#### What needs to be done
Repeat exactly the lines from the line with "Recreate this image" to the line with "const SX = 1.14;", including both, and leave out any pictures.

#### Source records
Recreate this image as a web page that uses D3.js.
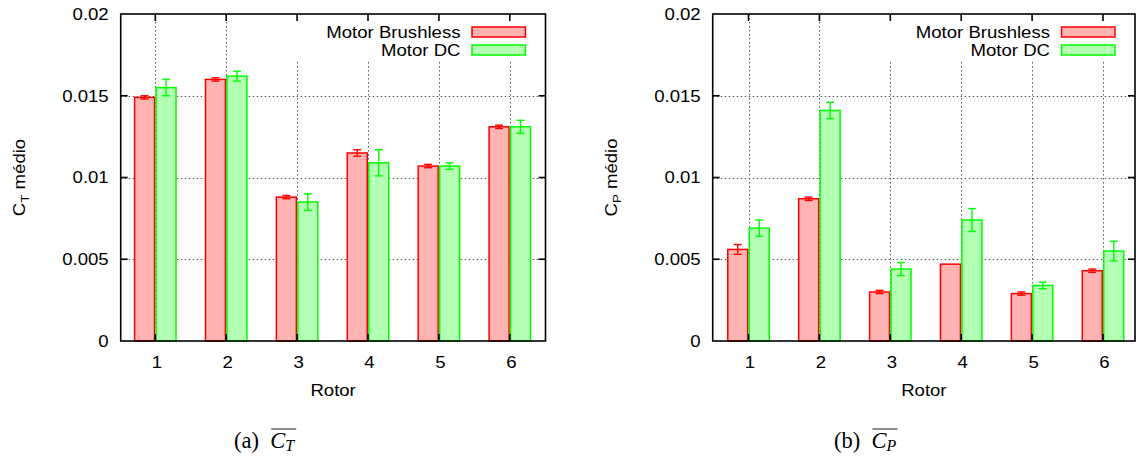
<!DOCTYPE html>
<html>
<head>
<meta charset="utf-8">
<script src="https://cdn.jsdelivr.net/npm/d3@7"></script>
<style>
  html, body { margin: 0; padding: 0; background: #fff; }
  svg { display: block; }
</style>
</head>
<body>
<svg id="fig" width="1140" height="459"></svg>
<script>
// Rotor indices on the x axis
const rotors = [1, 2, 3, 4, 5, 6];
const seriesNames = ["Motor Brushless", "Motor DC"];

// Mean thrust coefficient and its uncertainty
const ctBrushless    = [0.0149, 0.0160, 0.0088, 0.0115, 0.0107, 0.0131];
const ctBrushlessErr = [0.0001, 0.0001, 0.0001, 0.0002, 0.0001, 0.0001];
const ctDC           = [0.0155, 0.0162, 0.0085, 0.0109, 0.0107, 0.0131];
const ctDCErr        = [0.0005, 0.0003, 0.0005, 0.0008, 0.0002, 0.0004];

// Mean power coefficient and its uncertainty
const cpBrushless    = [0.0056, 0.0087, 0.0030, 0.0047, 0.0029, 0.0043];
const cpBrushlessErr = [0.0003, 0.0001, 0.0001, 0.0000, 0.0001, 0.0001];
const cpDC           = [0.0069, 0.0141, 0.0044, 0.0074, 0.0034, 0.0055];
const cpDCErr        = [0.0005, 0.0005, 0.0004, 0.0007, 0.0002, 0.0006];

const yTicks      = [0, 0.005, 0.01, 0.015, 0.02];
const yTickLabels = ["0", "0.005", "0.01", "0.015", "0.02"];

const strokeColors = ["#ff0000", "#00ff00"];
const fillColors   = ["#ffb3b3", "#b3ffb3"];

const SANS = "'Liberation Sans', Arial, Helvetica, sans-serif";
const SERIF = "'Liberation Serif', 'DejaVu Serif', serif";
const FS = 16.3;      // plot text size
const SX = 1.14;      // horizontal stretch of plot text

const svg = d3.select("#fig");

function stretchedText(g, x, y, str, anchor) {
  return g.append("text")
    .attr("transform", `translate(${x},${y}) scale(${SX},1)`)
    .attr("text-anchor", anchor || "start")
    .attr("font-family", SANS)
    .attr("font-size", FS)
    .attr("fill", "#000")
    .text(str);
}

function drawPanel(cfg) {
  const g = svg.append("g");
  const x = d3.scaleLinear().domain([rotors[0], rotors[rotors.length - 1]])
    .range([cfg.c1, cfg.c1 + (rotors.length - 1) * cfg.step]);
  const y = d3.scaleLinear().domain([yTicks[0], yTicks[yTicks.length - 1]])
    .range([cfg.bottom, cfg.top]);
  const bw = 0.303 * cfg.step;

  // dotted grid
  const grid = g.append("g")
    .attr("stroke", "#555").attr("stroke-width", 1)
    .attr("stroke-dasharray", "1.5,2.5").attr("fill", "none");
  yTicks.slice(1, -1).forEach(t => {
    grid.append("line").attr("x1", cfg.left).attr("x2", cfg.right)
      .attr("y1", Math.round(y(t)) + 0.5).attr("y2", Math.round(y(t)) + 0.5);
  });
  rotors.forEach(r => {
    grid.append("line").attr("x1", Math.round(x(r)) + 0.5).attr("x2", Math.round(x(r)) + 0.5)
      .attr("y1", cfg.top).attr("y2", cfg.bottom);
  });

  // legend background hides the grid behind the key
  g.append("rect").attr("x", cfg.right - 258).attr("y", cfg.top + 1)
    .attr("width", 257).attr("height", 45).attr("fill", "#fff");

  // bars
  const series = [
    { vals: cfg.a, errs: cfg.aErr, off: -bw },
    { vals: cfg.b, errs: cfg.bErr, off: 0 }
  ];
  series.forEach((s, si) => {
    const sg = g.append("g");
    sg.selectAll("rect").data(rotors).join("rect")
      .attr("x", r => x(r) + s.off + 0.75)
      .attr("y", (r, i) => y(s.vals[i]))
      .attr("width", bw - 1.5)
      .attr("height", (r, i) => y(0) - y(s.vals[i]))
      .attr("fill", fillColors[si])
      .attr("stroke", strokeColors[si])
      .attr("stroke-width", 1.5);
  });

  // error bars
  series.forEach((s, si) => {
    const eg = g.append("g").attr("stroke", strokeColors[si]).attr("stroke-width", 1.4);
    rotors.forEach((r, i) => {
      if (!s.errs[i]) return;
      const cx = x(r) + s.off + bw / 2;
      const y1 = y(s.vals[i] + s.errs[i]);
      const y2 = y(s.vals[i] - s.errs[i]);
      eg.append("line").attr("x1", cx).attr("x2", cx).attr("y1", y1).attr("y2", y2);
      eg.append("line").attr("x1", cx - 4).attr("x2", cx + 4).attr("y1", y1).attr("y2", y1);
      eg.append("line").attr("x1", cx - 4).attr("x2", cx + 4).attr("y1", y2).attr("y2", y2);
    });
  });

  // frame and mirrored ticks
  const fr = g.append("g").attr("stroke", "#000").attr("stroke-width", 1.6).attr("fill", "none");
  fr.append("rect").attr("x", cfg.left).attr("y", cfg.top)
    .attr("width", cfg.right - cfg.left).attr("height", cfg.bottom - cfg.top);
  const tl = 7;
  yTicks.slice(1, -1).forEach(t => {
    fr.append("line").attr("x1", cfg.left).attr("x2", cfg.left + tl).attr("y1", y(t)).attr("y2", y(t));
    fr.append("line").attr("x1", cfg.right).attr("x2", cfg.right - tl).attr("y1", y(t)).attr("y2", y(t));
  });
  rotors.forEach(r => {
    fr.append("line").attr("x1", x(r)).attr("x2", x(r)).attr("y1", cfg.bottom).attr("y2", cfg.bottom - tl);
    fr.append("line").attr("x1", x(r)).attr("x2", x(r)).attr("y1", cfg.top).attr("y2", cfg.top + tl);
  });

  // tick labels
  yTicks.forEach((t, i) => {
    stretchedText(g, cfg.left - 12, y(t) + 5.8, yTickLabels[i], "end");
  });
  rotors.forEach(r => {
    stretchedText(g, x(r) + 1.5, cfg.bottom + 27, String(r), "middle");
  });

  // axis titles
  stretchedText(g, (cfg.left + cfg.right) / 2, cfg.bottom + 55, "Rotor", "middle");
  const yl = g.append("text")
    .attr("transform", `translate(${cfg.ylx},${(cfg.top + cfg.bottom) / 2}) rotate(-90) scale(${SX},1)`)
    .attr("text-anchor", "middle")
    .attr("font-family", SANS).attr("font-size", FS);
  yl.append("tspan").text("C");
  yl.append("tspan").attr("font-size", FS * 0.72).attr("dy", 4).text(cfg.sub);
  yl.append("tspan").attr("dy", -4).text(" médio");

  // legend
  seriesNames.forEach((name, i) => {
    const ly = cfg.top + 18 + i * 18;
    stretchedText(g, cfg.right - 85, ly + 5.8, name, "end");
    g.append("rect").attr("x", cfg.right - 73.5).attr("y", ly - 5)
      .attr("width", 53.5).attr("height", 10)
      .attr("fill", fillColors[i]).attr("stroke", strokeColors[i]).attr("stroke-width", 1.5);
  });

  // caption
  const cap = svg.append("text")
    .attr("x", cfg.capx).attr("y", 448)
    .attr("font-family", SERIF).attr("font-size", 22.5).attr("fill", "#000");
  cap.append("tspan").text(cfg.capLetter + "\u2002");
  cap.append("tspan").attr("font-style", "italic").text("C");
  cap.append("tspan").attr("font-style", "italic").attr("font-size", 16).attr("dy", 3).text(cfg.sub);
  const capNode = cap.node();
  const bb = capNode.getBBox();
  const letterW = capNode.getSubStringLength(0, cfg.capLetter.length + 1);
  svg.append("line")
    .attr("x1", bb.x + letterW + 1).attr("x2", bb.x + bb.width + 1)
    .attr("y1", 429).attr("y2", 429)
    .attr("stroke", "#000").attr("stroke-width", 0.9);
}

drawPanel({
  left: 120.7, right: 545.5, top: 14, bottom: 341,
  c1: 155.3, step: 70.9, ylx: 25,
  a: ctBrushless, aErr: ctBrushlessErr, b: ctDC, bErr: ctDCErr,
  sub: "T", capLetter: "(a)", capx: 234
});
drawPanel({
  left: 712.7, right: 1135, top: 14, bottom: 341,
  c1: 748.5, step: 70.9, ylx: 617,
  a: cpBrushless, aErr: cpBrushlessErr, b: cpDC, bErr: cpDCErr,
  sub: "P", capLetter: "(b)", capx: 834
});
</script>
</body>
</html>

---

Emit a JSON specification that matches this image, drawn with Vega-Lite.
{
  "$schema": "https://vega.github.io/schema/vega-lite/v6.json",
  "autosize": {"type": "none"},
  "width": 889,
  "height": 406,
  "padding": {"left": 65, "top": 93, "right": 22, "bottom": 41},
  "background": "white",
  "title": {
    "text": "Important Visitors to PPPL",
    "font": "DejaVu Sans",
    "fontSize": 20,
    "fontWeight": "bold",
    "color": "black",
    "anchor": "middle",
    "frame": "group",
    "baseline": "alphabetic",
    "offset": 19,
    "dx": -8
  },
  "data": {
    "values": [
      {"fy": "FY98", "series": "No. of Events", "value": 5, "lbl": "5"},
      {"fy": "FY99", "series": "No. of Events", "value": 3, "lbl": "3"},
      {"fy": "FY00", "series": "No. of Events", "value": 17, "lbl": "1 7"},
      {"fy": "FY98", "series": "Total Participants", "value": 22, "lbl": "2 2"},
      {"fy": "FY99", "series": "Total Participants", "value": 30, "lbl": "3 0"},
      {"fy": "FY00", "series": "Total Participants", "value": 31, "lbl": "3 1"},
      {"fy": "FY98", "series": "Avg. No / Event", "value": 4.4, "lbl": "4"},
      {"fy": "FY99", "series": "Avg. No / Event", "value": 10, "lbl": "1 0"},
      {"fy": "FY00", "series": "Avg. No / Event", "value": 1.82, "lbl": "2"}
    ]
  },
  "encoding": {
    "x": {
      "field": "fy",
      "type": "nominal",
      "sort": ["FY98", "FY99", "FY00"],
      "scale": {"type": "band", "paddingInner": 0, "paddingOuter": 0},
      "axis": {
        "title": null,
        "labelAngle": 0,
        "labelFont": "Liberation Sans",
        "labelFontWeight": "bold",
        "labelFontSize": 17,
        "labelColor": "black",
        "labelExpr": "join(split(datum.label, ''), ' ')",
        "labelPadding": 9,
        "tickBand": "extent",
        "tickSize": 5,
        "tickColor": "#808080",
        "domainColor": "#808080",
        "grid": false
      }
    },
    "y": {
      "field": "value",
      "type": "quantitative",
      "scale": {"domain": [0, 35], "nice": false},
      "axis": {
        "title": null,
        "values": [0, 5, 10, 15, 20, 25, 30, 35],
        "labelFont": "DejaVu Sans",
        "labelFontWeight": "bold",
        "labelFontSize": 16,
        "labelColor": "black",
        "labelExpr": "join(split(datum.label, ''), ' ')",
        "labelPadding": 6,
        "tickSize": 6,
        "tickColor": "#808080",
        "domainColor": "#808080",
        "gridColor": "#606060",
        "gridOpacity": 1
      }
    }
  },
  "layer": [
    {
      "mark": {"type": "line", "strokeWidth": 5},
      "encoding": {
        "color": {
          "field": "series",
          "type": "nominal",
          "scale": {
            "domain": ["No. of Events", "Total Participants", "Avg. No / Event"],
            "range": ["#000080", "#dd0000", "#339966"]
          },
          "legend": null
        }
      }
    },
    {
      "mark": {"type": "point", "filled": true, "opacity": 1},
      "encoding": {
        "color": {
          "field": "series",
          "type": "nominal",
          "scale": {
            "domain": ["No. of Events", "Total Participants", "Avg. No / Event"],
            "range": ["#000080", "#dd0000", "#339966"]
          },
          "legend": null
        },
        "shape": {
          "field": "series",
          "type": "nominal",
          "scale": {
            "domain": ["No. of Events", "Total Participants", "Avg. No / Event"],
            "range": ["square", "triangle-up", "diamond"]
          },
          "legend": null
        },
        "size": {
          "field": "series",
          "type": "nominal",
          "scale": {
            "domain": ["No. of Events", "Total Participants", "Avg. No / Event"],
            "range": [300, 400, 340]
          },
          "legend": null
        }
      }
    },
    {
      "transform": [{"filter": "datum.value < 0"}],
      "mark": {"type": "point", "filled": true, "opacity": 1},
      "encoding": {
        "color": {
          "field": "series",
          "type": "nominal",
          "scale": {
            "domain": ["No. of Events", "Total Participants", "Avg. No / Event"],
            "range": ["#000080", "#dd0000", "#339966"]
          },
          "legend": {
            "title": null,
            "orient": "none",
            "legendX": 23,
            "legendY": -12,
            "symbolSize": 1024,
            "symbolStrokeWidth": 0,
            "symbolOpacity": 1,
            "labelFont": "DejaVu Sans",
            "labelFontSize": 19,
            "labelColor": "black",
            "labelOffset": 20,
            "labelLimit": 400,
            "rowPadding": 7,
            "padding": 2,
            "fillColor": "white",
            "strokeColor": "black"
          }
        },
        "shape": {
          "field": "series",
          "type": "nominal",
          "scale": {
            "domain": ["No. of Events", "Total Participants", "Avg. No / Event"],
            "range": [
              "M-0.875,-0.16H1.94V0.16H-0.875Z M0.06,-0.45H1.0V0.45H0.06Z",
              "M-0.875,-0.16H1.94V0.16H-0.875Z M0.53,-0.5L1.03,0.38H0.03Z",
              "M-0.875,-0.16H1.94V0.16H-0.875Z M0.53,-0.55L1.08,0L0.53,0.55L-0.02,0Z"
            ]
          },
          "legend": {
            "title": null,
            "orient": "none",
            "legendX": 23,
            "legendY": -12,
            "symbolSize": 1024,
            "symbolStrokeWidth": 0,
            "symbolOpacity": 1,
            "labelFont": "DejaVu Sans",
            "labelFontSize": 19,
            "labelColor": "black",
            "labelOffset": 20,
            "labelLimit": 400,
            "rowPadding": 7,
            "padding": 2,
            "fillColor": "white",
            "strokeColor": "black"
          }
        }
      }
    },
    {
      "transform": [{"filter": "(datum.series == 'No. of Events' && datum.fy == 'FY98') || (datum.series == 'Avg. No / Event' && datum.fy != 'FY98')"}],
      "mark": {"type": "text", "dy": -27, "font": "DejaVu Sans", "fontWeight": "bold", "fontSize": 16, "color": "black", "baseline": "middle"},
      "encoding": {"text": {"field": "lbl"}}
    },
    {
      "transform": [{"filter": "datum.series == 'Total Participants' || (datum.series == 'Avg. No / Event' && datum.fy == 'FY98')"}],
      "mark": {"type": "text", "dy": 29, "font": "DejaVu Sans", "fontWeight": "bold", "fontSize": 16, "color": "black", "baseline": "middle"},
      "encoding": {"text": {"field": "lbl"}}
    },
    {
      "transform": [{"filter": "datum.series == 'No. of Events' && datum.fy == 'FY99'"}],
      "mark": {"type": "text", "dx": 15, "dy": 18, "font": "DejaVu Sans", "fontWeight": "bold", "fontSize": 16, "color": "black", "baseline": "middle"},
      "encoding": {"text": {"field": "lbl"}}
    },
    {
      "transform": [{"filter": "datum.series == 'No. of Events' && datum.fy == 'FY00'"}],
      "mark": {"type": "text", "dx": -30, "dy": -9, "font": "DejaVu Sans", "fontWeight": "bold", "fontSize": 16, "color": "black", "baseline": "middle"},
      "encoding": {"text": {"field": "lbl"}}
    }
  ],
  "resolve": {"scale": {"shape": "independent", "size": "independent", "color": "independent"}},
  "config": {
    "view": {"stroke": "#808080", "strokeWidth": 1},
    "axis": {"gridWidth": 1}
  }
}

#### Finished exercise
Recreate this image as a web page that uses D3.js.
<!DOCTYPE html>
<html>
<head>
<meta charset="utf-8">
<script src="https://cdn.jsdelivr.net/npm/d3@7"></script>
<style>
  html, body { margin: 0; padding: 0; background: #fff; }
  svg { display: block; }
</style>
</head>
<body>
<svg id="fig" width="1140" height="459"></svg>
<script>
// Rotor indices on the x axis
const rotors = [1, 2, 3, 4, 5, 6];
const seriesNames = ["Motor Brushless", "Motor DC"];

// Mean thrust coefficient and its uncertainty
const ctBrushless    = [0.0149, 0.0160, 0.0088, 0.0115, 0.0107, 0.0131];
const ctBrushlessErr = [0.0001, 0.0001, 0.0001, 0.0002, 0.0001, 0.0001];
const ctDC           = [0.0155, 0.0162, 0.0085, 0.0109, 0.0107, 0.0131];
const ctDCErr        = [0.0005, 0.0003, 0.0005, 0.0008, 0.0002, 0.0004];

// Mean power coefficient and its uncertainty
const cpBrushless    = [0.0056, 0.0087, 0.0030, 0.0047, 0.0029, 0.0043];
const cpBrushlessErr = [0.0003, 0.0001, 0.0001, 0.0000, 0.0001, 0.0001];
const cpDC           = [0.0069, 0.0141, 0.0044, 0.0074, 0.0034, 0.0055];
const cpDCErr        = [0.0005, 0.0005, 0.0004, 0.0007, 0.0002, 0.0006];

const yTicks      = [0, 0.005, 0.01, 0.015, 0.02];
const yTickLabels = ["0", "0.005", "0.01", "0.015", "0.02"];

const strokeColors = ["#ff0000", "#00ff00"];
const fillColors   = ["#ffb3b3", "#b3ffb3"];

const SANS = "'Liberation Sans', Arial, Helvetica, sans-serif";
const SERIF = "'Liberation Serif', 'DejaVu Serif', serif";
const FS = 16.3;      // plot text size
const SX = 1.14;      // horizontal stretch of plot text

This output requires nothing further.